Do this
Every line of the records must be repeated exactly; pictures stay out.
:: The data
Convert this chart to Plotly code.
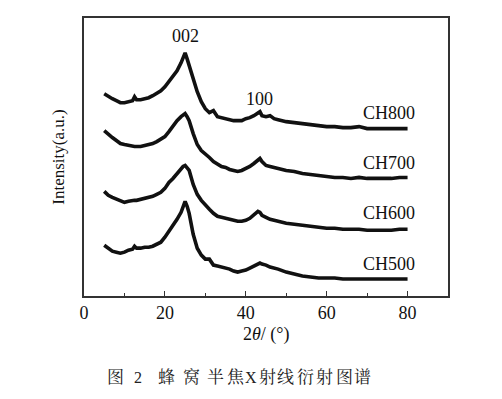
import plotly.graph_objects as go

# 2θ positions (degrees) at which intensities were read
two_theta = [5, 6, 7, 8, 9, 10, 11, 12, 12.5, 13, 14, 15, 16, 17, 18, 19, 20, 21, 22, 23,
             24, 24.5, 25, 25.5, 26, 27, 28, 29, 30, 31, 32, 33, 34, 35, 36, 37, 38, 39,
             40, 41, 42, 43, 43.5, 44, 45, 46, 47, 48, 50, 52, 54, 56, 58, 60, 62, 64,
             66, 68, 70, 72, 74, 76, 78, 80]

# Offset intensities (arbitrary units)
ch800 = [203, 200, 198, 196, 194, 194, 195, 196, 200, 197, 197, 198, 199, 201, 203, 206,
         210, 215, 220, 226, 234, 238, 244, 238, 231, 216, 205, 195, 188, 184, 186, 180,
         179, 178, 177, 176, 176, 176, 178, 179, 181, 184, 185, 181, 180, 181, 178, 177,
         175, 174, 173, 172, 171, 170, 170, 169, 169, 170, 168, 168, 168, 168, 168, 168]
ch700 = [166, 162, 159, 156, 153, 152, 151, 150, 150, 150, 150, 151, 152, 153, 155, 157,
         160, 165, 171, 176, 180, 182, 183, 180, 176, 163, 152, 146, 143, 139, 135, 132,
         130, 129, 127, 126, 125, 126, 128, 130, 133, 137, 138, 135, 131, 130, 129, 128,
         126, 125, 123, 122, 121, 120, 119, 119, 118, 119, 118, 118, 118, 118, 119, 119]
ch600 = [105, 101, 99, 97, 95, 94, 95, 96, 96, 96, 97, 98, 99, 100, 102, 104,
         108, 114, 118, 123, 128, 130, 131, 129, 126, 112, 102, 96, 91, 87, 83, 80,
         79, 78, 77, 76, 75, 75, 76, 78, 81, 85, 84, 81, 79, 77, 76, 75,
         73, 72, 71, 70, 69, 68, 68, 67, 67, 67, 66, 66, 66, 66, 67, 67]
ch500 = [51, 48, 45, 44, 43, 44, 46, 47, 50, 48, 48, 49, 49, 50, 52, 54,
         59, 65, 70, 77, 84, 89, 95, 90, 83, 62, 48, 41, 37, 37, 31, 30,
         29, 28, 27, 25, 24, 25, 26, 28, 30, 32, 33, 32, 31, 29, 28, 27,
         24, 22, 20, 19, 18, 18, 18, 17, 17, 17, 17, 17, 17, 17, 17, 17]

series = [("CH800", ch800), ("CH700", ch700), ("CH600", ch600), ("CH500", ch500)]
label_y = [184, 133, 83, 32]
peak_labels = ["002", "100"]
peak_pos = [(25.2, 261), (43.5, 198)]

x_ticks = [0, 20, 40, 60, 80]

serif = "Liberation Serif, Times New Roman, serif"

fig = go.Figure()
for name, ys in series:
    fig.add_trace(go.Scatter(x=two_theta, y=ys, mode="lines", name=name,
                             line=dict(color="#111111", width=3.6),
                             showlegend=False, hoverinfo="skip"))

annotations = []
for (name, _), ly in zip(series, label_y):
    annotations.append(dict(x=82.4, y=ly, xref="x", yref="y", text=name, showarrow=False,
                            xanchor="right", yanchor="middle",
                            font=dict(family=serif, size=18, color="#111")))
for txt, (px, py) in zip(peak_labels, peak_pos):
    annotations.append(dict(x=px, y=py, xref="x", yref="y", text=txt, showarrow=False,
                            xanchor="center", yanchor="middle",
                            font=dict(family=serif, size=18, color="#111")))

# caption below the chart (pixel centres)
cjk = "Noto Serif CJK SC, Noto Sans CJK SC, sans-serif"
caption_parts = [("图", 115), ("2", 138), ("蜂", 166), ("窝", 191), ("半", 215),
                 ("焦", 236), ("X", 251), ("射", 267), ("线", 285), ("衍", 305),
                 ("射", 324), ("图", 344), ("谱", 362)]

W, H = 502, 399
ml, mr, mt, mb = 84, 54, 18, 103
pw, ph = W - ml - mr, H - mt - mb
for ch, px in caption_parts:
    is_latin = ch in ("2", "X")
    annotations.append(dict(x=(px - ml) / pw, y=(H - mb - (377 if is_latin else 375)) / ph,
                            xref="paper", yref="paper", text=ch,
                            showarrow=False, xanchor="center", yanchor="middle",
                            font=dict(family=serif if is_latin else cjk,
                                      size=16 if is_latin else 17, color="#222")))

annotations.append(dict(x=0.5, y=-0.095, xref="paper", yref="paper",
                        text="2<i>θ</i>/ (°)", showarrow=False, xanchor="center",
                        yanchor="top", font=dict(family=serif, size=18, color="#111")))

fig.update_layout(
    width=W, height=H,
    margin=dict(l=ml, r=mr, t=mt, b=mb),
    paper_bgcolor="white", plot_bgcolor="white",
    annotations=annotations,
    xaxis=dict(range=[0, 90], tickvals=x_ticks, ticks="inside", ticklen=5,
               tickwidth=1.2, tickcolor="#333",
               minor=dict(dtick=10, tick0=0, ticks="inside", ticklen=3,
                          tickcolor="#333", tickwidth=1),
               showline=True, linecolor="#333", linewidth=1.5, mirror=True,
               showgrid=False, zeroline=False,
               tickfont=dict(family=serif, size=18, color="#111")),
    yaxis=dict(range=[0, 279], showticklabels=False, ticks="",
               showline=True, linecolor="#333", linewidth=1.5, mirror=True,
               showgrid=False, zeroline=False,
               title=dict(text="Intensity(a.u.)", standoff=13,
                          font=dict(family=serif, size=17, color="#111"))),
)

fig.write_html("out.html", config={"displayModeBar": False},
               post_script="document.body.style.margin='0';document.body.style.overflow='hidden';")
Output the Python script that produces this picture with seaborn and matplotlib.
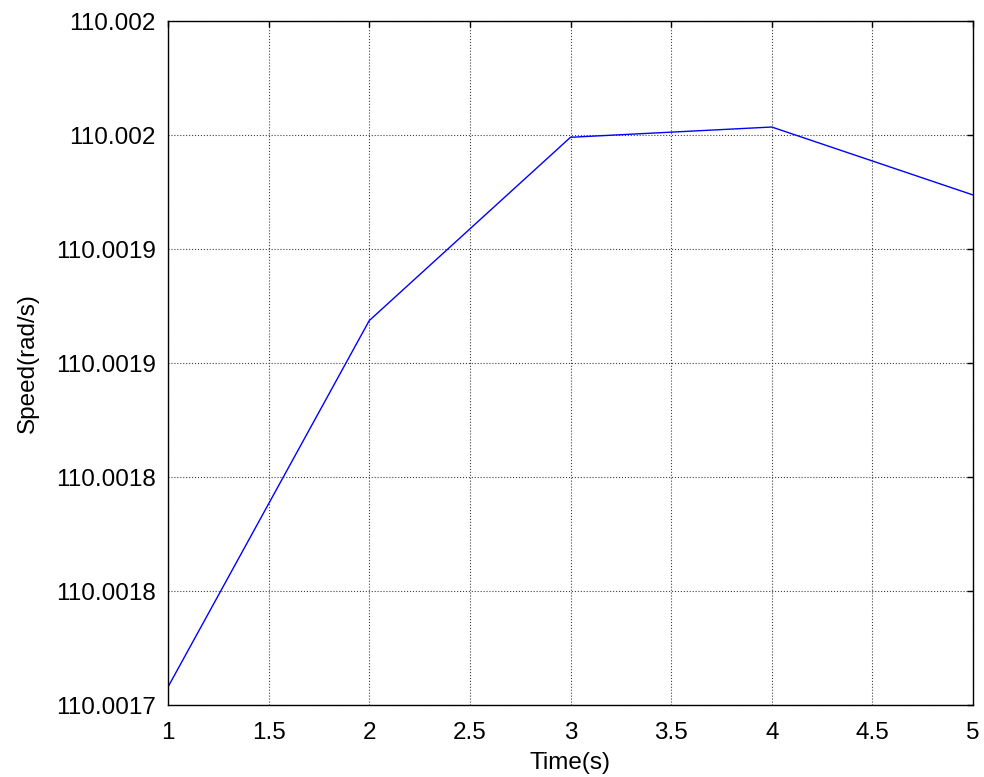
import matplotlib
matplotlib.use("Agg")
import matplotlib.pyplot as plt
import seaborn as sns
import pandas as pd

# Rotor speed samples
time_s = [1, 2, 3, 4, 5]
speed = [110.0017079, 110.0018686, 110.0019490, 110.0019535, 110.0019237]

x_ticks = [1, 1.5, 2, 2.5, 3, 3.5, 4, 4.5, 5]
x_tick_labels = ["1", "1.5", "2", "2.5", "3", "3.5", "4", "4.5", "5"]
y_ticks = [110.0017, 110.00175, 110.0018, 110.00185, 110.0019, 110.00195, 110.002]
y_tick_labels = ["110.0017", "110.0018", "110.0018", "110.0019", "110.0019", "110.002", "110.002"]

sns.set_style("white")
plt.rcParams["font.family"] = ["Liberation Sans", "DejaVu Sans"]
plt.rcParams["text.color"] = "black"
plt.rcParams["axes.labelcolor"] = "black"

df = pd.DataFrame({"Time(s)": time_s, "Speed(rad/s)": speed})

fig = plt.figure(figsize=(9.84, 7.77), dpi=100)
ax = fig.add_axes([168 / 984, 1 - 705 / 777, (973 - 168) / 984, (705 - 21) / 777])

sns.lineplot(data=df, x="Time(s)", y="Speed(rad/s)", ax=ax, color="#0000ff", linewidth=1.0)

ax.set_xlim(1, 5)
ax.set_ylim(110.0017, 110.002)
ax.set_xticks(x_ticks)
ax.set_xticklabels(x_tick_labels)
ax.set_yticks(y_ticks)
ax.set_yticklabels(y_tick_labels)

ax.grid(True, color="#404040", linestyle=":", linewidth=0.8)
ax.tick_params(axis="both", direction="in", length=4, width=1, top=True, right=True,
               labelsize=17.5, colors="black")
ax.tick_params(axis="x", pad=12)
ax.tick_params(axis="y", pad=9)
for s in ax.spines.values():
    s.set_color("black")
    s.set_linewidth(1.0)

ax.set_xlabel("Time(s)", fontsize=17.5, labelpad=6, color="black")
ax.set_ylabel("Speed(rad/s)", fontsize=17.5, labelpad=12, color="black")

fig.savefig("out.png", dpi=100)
::::
Exercise response
Convert this chart to Plotly code.
import plotly.graph_objects as go

# 2θ positions (degrees) at which intensities were read
two_theta = [5, 6, 7, 8, 9, 10, 11, 12, 12.5, 13, 14, 15, 16, 17, 18, 19, 20, 21, 22, 23,
             24, 24.5, 25, 25.5, 26, 27, 28, 29, 30, 31, 32, 33, 34, 35, 36, 37, 38, 39,
             40, 41, 42, 43, 43.5, 44, 45, 46, 47, 48, 50, 52, 54, 56, 58, 60, 62, 64,
             66, 68, 70, 72, 74, 76, 78, 80]

# Offset intensities (arbitrary units)
ch800 = [203, 200, 198, 196, 194, 194, 195, 196, 200, 197, 197, 198, 199, 201, 203, 206,
         210, 215, 220, 226, 234, 238, 244, 238, 231, 216, 205, 195, 188, 184, 186, 180,
         179, 178, 177, 176, 176, 176, 178, 179, 181, 184, 185, 181, 180, 181, 178, 177,
         175, 174, 173, 172, 171, 170, 170, 169, 169, 170, 168, 168, 168, 168, 168, 168]
ch700 = [166, 162, 159, 156, 153, 152, 151, 150, 150, 150, 150, 151, 152, 153, 155, 157,
         160, 165, 171, 176, 180, 182, 183, 180, 176, 163, 152, 146, 143, 139, 135, 132,
         130, 129, 127, 126, 125, 126, 128, 130, 133, 137, 138, 135, 131, 130, 129, 128,
         126, 125, 123, 122, 121, 120, 119, 119, 118, 119, 118, 118, 118, 118, 119, 119]
ch600 = [105, 101, 99, 97, 95, 94, 95, 96, 96, 96, 97, 98, 99, 100, 102, 104,
         108, 114, 118, 123, 128, 130, 131, 129, 126, 112, 102, 96, 91, 87, 83, 80,
         79, 78, 77, 76, 75, 75, 76, 78, 81, 85, 84, 81, 79, 77, 76, 75,
         73, 72, 71, 70, 69, 68, 68, 67, 67, 67, 66, 66, 66, 66, 67, 67]
ch500 = [51, 48, 45, 44, 43, 44, 46, 47, 50, 48, 48, 49, 49, 50, 52, 54,
         59, 65, 70, 77, 84, 89, 95, 90, 83, 62, 48, 41, 37, 37, 31, 30,
         29, 28, 27, 25, 24, 25, 26, 28, 30, 32, 33, 32, 31, 29, 28, 27,
         24, 22, 20, 19, 18, 18, 18, 17, 17, 17, 17, 17, 17, 17, 17, 17]

series = [("CH800", ch800), ("CH700", ch700), ("CH600", ch600), ("CH500", ch500)]
label_y = [184, 133, 83, 32]
peak_labels = ["002", "100"]
peak_pos = [(25.2, 261), (43.5, 198)]

x_ticks = [0, 20, 40, 60, 80]

serif = "Liberation Serif, Times New Roman, serif"

fig = go.Figure()
for name, ys in series:
    fig.add_trace(go.Scatter(x=two_theta, y=ys, mode="lines", name=name,
                             line=dict(color="#111111", width=3.6),
                             showlegend=False, hoverinfo="skip"))

annotations = []
for (name, _), ly in zip(series, label_y):
    annotations.append(dict(x=82.4, y=ly, xref="x", yref="y", text=name, showarrow=False,
                            xanchor="right", yanchor="middle",
                            font=dict(family=serif, size=18, color="#111")))
for txt, (px, py) in zip(peak_labels, peak_pos):
    annotations.append(dict(x=px, y=py, xref="x", yref="y", text=txt, showarrow=False,
                            xanchor="center", yanchor="middle",
                            font=dict(family=serif, size=18, color="#111")))

# caption below the chart (pixel centres)
cjk = "Noto Serif CJK SC, Noto Sans CJK SC, sans-serif"
caption_parts = [("图", 115), ("2", 138), ("蜂", 166), ("窝", 191), ("半", 215),
                 ("焦", 236), ("X", 251), ("射", 267), ("线", 285), ("衍", 305),
                 ("射", 324), ("图", 344), ("谱", 362)]

W, H = 502, 399
ml, mr, mt, mb = 84, 54, 18, 103
pw, ph = W - ml - mr, H - mt - mb
for ch, px in caption_parts:
    is_latin = ch in ("2", "X")
    annotations.append(dict(x=(px - ml) / pw, y=(H - mb - (377 if is_latin else 375)) / ph,
                            xref="paper", yref="paper", text=ch,
                            showarrow=False, xanchor="center", yanchor="middle",
                            font=dict(family=serif if is_latin else cjk,
                                      size=16 if is_latin else 17, color="#222")))

annotations.append(dict(x=0.5, y=-0.095, xref="paper", yref="paper",
                        text="2<i>θ</i>/ (°)", showarrow=False, xanchor="center",
                        yanchor="top", font=dict(family=serif, size=18, color="#111")))

fig.update_layout(
    width=W, height=H,
    margin=dict(l=ml, r=mr, t=mt, b=mb),
    paper_bgcolor="white", plot_bgcolor="white",
    annotations=annotations,
    xaxis=dict(range=[0, 90], tickvals=x_ticks, ticks="inside", ticklen=5,
               tickwidth=1.2, tickcolor="#333",
               minor=dict(dtick=10, tick0=0, ticks="inside", ticklen=3,
                          tickcolor="#333", tickwidth=1),
               showline=True, linecolor="#333", linewidth=1.5, mirror=True,
               showgrid=False, zeroline=False,
               tickfont=dict(family=serif, size=18, color="#111")),
    yaxis=dict(range=[0, 279], showticklabels=False, ticks="",
               showline=True, linecolor="#333", linewidth=1.5, mirror=True,
               showgrid=False, zeroline=False,
               title=dict(text="Intensity(a.u.)", standoff=13,
                          font=dict(family=serif, size=17, color="#111"))),
)

fig.write_html("out.html", config={"displayModeBar": False},
               post_script="document.body.style.margin='0';document.body.style.overflow='hidden';")
Output the Python script that produces this picture with seaborn and matplotlib.
import matplotlib
matplotlib.use("Agg")
import matplotlib.pyplot as plt
import seaborn as sns
import pandas as pd

# Rotor speed samples
time_s = [1, 2, 3, 4, 5]
speed = [110.0017079, 110.0018686, 110.0019490, 110.0019535, 110.0019237]

x_ticks = [1, 1.5, 2, 2.5, 3, 3.5, 4, 4.5, 5]
x_tick_labels = ["1", "1.5", "2", "2.5", "3", "3.5", "4", "4.5", "5"]
y_ticks = [110.0017, 110.00175, 110.0018, 110.00185, 110.0019, 110.00195, 110.002]
y_tick_labels = ["110.0017", "110.0018", "110.0018", "110.0019", "110.0019", "110.002", "110.002"]

sns.set_style("white")
plt.rcParams["font.family"] = ["Liberation Sans", "DejaVu Sans"]
plt.rcParams["text.color"] = "black"
plt.rcParams["axes.labelcolor"] = "black"

df = pd.DataFrame({"Time(s)": time_s, "Speed(rad/s)": speed})

fig = plt.figure(figsize=(9.84, 7.77), dpi=100)
ax = fig.add_axes([168 / 984, 1 - 705 / 777, (973 - 168) / 984, (705 - 21) / 777])

sns.lineplot(data=df, x="Time(s)", y="Speed(rad/s)", ax=ax, color="#0000ff", linewidth=1.0)

ax.set_xlim(1, 5)
ax.set_ylim(110.0017, 110.002)
ax.set_xticks(x_ticks)
ax.set_xticklabels(x_tick_labels)
ax.set_yticks(y_ticks)
ax.set_yticklabels(y_tick_labels)

ax.grid(True, color="#404040", linestyle=":", linewidth=0.8)
ax.tick_params(axis="both", direction="in", length=4, width=1, top=True, right=True,
               labelsize=17.5, colors="black")
ax.tick_params(axis="x", pad=12)
ax.tick_params(axis="y", pad=9)
for s in ax.spines.values():
    s.set_color("black")
    s.set_linewidth(1.0)

ax.set_xlabel("Time(s)", fontsize=17.5, labelpad=6, color="black")
ax.set_ylabel("Speed(rad/s)", fontsize=17.5, labelpad=12, color="black")

fig.savefig("out.png", dpi=100)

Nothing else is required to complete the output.